For Ethena and early investors, the true game lies in how to utilize the division of labor between custody, OTC, and public markets to achieve a balance between “compliance exit” and “mitigating secondary impacts.” The research brief notes that in May 2026, Multicoin deposited about 150,000 AAVE with Galaxy and BitGo, describing its use as related to OTC purposes (yet to be verified), which provides a possible behavioral template for the market: large positions first enter regulated custody, then sequentially transfer to new institutional buyers through OTC arrangements, rather than directly dumping onto the order book. From a regulatory viewpoint, this path encapsulates fund flows within nodes that must fulfill KYC/AML obligations; from the perspective of ENA holders, this transforms the risk from “whether it will be sold” to “when and at what pace it will be sold.” In the absence of public explanations from Multicoin, Galaxy, or BitGo, and given that there are no further significant outflows observed on-chain, this ENA transfer resembles a shift from “hard-to-dispose self-managed positions” to “equipment that can be disposed of anytime within a compliance framework,” where the symbolic significance outweighs the short-term facts of selling that have already taken place.

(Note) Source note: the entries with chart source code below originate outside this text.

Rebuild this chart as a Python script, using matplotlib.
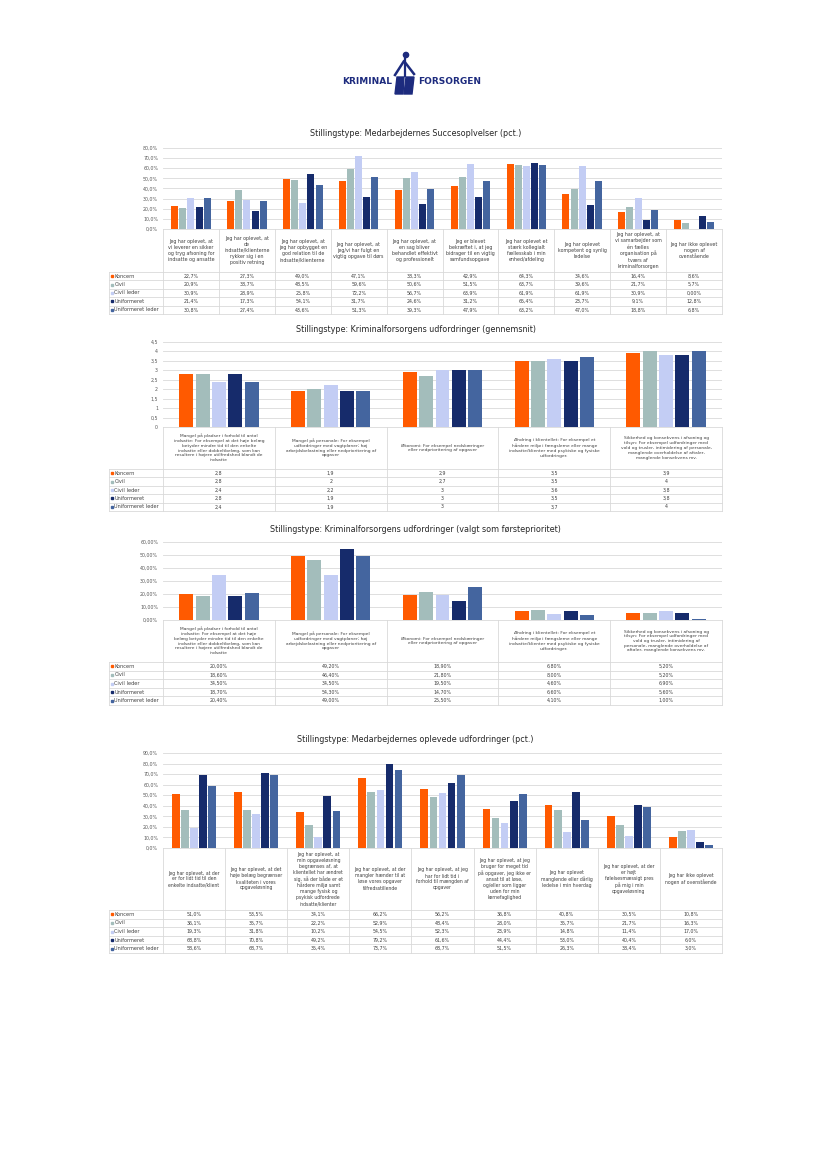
import matplotlib.pyplot as plt
import numpy as np
from matplotlib.patches import Circle, Polygon

W, H = 827, 1169

series = ['Koncern', 'Civil', 'Civil leder', 'Uniformeret', 'Uniformeret leder']
colors = ['#FF5A00', '#A3BDBB', '#C3CDF4', '#162B6B', '#44659F']

# Chart 1: Succesoplevelser (pct.)
succes_cats = [
    'Jeg har oplevet, at\nvi leverer en sikker\nog tryg afsoning for\nindsatte og ansatte',
    'Jeg har oplevet, at\nde\nindsatte/klienterne\nrykker sig i en\npositiv retning',
    'Jeg har oplevet, at\njeg har opbygget en\ngod relation til de\nindsatte/klienterne',
    'Jeg har oplevet, at\njeg/vi har fulgt en\nvigtig opgave til dørs',
    'Jeg har oplevet, at\nen sag bliver\nbehandlet effektivt\nog professionelt',
    'Jeg er blevet\nbekræftet i, at jeg\nbidrager til en vigtig\nsamfundsopgave',
    'Jeg har oplevet et\nstærk kollegialt\nfællesskab i min\nenhed/afdeling',
    'Jeg har oplevet\nkompetent og synlig\nledelse',
    'Jeg har oplevet, at\nvi samarbejder som\nén fælles\norganisation på\ntværs af\nkriminalforsorgen',
    'Jeg har ikke oplevet\nnogen af\novenstående',
]
succes_koncern = [22.7, 27.3, 49.0, 47.1, 38.3, 42.9, 64.3, 34.6, 16.4, 8.6]
succes_civil = [20.9, 38.7, 48.5, 59.6, 50.6, 51.5, 63.7, 39.6, 21.7, 5.7]
succes_civil_leder = [30.9, 28.9, 25.8, 72.2, 56.7, 63.9, 61.9, 61.9, 30.9, 0.0]
succes_uniform = [21.4, 17.3, 54.1, 31.7, 24.6, 31.2, 65.4, 23.7, 9.1, 12.8]
succes_uniform_leder = [30.8, 27.4, 43.6, 51.3, 39.3, 47.9, 63.2, 47.0, 18.8, 6.8]

# Chart 2: udfordringer (gennemsnit)
snit_cats = [
    'Mangel på pladser i forhold til antal\nindsatte: For eksempel at det høje belæg\nbetyder mindre tid til den enkelte\nindsatte eller dobbeltbelæg, som kan\nresultere i højere utilfredshed blandt de\nindsatte',
    'Mangel på personale: For eksempel\nudfordringer med vagtplaner; høj\narbejdsbelastning eller nedprioritering af\nopgaver',
    'Økonomi: For eksempel nedskæringer\neller nedprioritering af opgaver',
    'Ændring i klientellet: For eksempel et\nhårdere miljø i fængslerne eller mange\nindsatte/klienter med psykiske og fysiske\nudfordringer.',
    'Sikkerhed og konsekvens i afsoning og\ntilsyn: For eksempel udfordringer med\nvold og trusler, intimidering af personale,\nmanglende overholdelse af aftaler,\nmanglende konsekvens mv.',
]
snit_koncern = [2.8, 1.9, 2.9, 3.5, 3.9]
snit_civil = [2.8, 2.0, 2.7, 3.5, 4.0]
snit_civil_leder = [2.4, 2.2, 3.0, 3.6, 3.8]
snit_uniform = [2.8, 1.9, 3.0, 3.5, 3.8]
snit_uniform_leder = [2.4, 1.9, 3.0, 3.7, 4.0]

# Chart 3: udfordringer (valgt som førsteprioritet)
prio_cats = [
    'Mangel på pladser i forhold til antal\nindsatte: For eksempel at det høje\nbelæg betyder mindre tid til den enkelte\nindsatte eller dobbeltbelæg, som kan\nresultere i højere utilfredshed blandt de\nindsatte',
    'Mangel på personale: For eksempel\nudfordringer med vagtplaner; høj\narbejdsbelastning eller nedprioritering af\nopgaver',
    'Økonomi: For eksempel nedskæringer\neller nedprioritering af opgaver',
    'Ændring i klientellet: For eksempel et\nhårdere miljø i fængslerne eller mange\nindsatte/klienter med psykiske og fysiske\nudfordringer.',
    'Sikkerhed og konsekvens i afsoning og\ntilsyn: For eksempel udfordringer med\nvold og trusler, intimidering af\npersonale, manglende overholdelse af\naftaler, manglende konsekvens mv.',
]
prio_koncern = [20.0, 49.2, 18.9, 6.8, 5.2]
prio_civil = [18.6, 46.4, 21.8, 8.0, 5.2]
prio_civil_leder = [34.5, 34.5, 19.5, 4.6, 6.9]
prio_uniform = [18.7, 54.3, 14.7, 6.6, 5.6]
prio_uniform_leder = [20.4, 49.0, 25.5, 4.1, 1.0]

# Chart 4: oplevede udfordringer (pct.)
oplev_cats = [
    'Jeg har oplevet, at der\ner for lidt tid til den\nenkelte indsatte/klient',
    'Jeg har oplevet, at det\nhøje belæg begrænser\nkvaliteten i vores\nopgaveløsning',
    'Jeg har oplevet, at\nmin opgaveløsning\nbegrænses af, at\nklientellet har ændret\nsig, så der både er et\nhårdere miljø samt\nmange fysisk og\npsykisk udfordrede\nindsatte/klienter',
    'Jeg har oplevet, at der\nmangler hænder til at\nløse vores opgaver\ntilfredsstillende',
    'Jeg har oplevet, at jeg\nhar for lidt tid i\nforhold til mængden af\nopgaver',
    'Jeg har oplevet, at jeg\nbruger for meget tid\npå opgaver, jeg ikke er\nansat til at løse,\nog/eller som ligger\nuden for min\nkernefaglighed',
    'Jeg har oplevet\nmanglende eller dårlig\nledelse i min hverdag',
    'Jeg har oplevet, at der\ner højt\nfølelsesmæssigt pres\npå mig i min\nopgaveløsning',
    'Jeg har ikke oplevet\nnogen af ovenstående',
]
oplev_koncern = [51.0, 53.5, 34.1, 66.2, 56.2, 36.8, 40.8, 30.5, 10.8]
oplev_civil = [36.1, 35.7, 22.2, 52.9, 48.4, 28.0, 35.7, 21.7, 16.3]
oplev_civil_leder = [19.3, 31.8, 10.2, 54.5, 52.3, 23.9, 14.8, 11.4, 17.0]
oplev_uniform = [68.8, 70.8, 49.2, 79.2, 61.6, 44.4, 53.0, 40.4, 6.0]
oplev_uniform_leder = [58.6, 68.7, 35.4, 73.7, 68.7, 51.5, 26.3, 38.4, 3.0]


def fmt_pct1(v):
    if v == 0:
        return '0,00%'
    return f'{v:.1f}%'.replace('.', ',')


def fmt_avg(v):
    return f'{v:g}'.replace('.', ',')


def fmt_pct2(v):
    return f'{v:.2f}%'.replace('.', ',')


charts = [
    dict(title='Stillingstype: Medarbejdernes Succesoplvelser (pct.)',
         cats=succes_cats,
         values=[succes_koncern, succes_civil, succes_civil_leder, succes_uniform, succes_uniform_leder],
         ymax=80, ticks=np.arange(0, 81, 10), tickfmt=lambda t: f'{t:.1f}%'.replace('.', ','),
         fmt=fmt_pct1, catsize=3.4, catspace=1.28,
         title_y=133, top=148, bottom=229, cat_bottom=272, table_bottom=314),
    dict(title='Stillingstype: Kriminalforsorgens udfordringer (gennemsnit)',
         cats=snit_cats,
         values=[snit_koncern, snit_civil, snit_civil_leder, snit_uniform, snit_uniform_leder],
         ymax=4.5, ticks=np.arange(0, 4.51, 0.5), tickfmt=fmt_avg,
         fmt=fmt_avg, catsize=3.2, catspace=1.25,
         title_y=330, top=342, bottom=427, cat_bottom=469, table_bottom=511),
    dict(title='Stillingstype: Kriminalforsorgens udfordringer (valgt som førsteprioritet)',
         cats=prio_cats,
         values=[prio_koncern, prio_civil, prio_civil_leder, prio_uniform, prio_uniform_leder],
         ymax=60, ticks=np.arange(0, 61, 10), tickfmt=lambda t: f'{t:.2f}%'.replace('.', ','),
         fmt=fmt_pct2, catsize=3.2, catspace=1.25,
         title_y=530, top=542, bottom=620, cat_bottom=662, table_bottom=705),
    dict(title='Stillingstype: Medarbejdernes oplevede udfordringer (pct.)',
         cats=oplev_cats,
         values=[oplev_koncern, oplev_civil, oplev_civil_leder, oplev_uniform, oplev_uniform_leder],
         ymax=90, ticks=np.arange(0, 91, 10), tickfmt=lambda t: f'{t:.1f}%'.replace('.', ','),
         fmt=fmt_pct1, catsize=3.3, catspace=1.25,
         title_y=739, top=753, bottom=848, cat_bottom=910, table_bottom=953),
]

X0, X1, LX = 163, 722, 109
GRID = '#D9D9D9'
TXT = '#404040'

fig = plt.figure(figsize=(W / 100, H / 100), dpi=100)
over = fig.add_axes([0, 0, 1, 1])
over.set_xlim(0, W)
over.set_ylim(H, 0)
over.axis('off')

# logo
navy = '#1D2B7E'
over.text(392, 82, 'KRIMINAL', ha='right', va='center', fontsize=6.5, fontweight='bold', color=navy)
over.text(418, 82, 'FORSORGEN', ha='left', va='center', fontsize=6.5, fontweight='bold', color=navy)
over.add_patch(Circle((406, 55), 2.6, color=navy))
over.plot([395, 404, 414], [75, 61, 74], color=navy, lw=1.8, solid_joinstyle='round')
over.plot([405, 405], [58, 76], color=navy, lw=1.6)
over.add_patch(Polygon([(397, 77), (404, 77), (403, 94), (395, 94)], color=navy))
over.add_patch(Polygon([(406, 77), (414, 77), (412, 94), (404, 94)], color=navy))

for c in charts:
    n = len(c['cats'])
    top, bottom = c['top'], c['bottom']
    ax = fig.add_axes([X0 / W, 1 - bottom / H, (X1 - X0) / W, (bottom - top) / H])
    x = np.arange(n)
    for k, vals in enumerate(c['values']):
        ax.bar(x + 0.5 + (k - 2) * 0.146, vals, width=0.125, color=colors[k], zorder=3)
    ax.set_xlim(0, n)
    ax.set_ylim(0, c['ymax'])
    ax.set_yticks(c['ticks'])
    ax.set_yticklabels([c['tickfmt'](t) for t in c['ticks']])
    ax.set_xticks([])
    ax.yaxis.grid(True, color=GRID, lw=0.6, zorder=0)
    ax.tick_params(axis='y', length=0, labelsize=3.4, labelcolor='#595959', pad=3.5)
    for s in ax.spines.values():
        s.set_visible(False)
    ax.patch.set_alpha(0)

    over.text((LX + X1) / 2, c['title_y'], c['title'], ha='center', va='center',
              fontsize=5.8, color='#262626')

    cw = (X1 - X0) / n
    cb, tb = c['cat_bottom'], c['table_bottom']
    rh = (tb - cb) / len(series)
    # cell borders
    over.plot([X0, X1], [bottom, bottom], color=GRID, lw=0.6)
    for i in range(n + 1):
        over.plot([X0 + i * cw] * 2, [bottom, tb], color=GRID, lw=0.6)
    over.plot([LX, LX], [cb, tb], color=GRID, lw=0.6)
    for k in range(len(series) + 1):
        over.plot([LX, X1], [cb + k * rh] * 2, color=GRID, lw=0.6)
    # category labels
    for i, lab in enumerate(c['cats']):
        over.text(X0 + (i + 0.5) * cw, (bottom + cb) / 2, lab, ha='center', va='center',
                  fontsize=c['catsize'], color=TXT, linespacing=c['catspace'],
                  multialignment='center')
    # table rows
    for k, name in enumerate(series):
        yy = cb + (k + 0.5) * rh
        over.plot([LX + 3], [yy], marker='s', markersize=2.0, color=colors[k], lw=0)
        over.text(LX + 5.5, yy, name, ha='left', va='center', fontsize=3.6, color=TXT)
        for i, v in enumerate(c['values'][k]):
            over.text(X0 + (i + 0.5) * cw, yy, c['fmt'](v), ha='center', va='center',
                      fontsize=3.4, color=TXT)

fig.savefig('out.png', dpi=100)
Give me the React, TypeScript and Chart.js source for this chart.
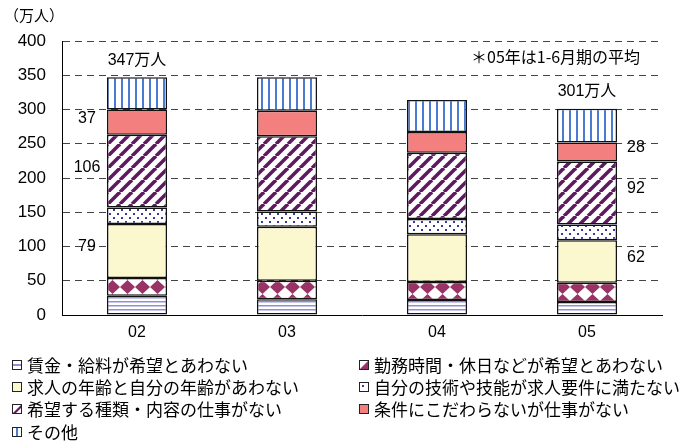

On-Chain Transparency vs. Custody Black Box: Regulatory and Market Games Continue
From depositing approximately 150,000 AAVE reported in May to around 56.116 million ENA (about 5.28 million dollars) entering the Galaxy Digital and BitGo systems on June 4-5, 2026, Multicoin's ongoing choice of the same type of institutional channels has made the pathway of “large token migration within compliance frameworks” very typical: on the on-chain level, time, quantity, and addresses are clear-cut; how internal accounts of custody institutions match OTC or whether they are split to counterparties is entirely sealed within the “compliance black box” under KYC/AML constraints. As of June 5, 2026, publicly available information can only confirm the “deposit event” itself: Multicoin has not clarified the purpose of the ENA deposit, nor have Galaxy and BitGo disclosed any usage; there are similarly no clear indications of significant secondary transfers toward public trading platforms on-chain, leaving regulators and the market in the awkward interval of “visible migration, but the intent is opaque.” As more venture capital firms and project parties regard custody and OTC as standard practice, and as regulators in various jurisdictions push for the inclusion of custody, OTC, and fund management under a unified compliance framework, the entire lifecycle of a large token will no longer be determined by a single dimension: on-chain records provide verifiable time and scale, compliance reports determine whether it can be considered “acting legitimately,” and together they form a new window for regulatory observation, which will continue to reshape the power boundaries between project parties, institutions, and token holders.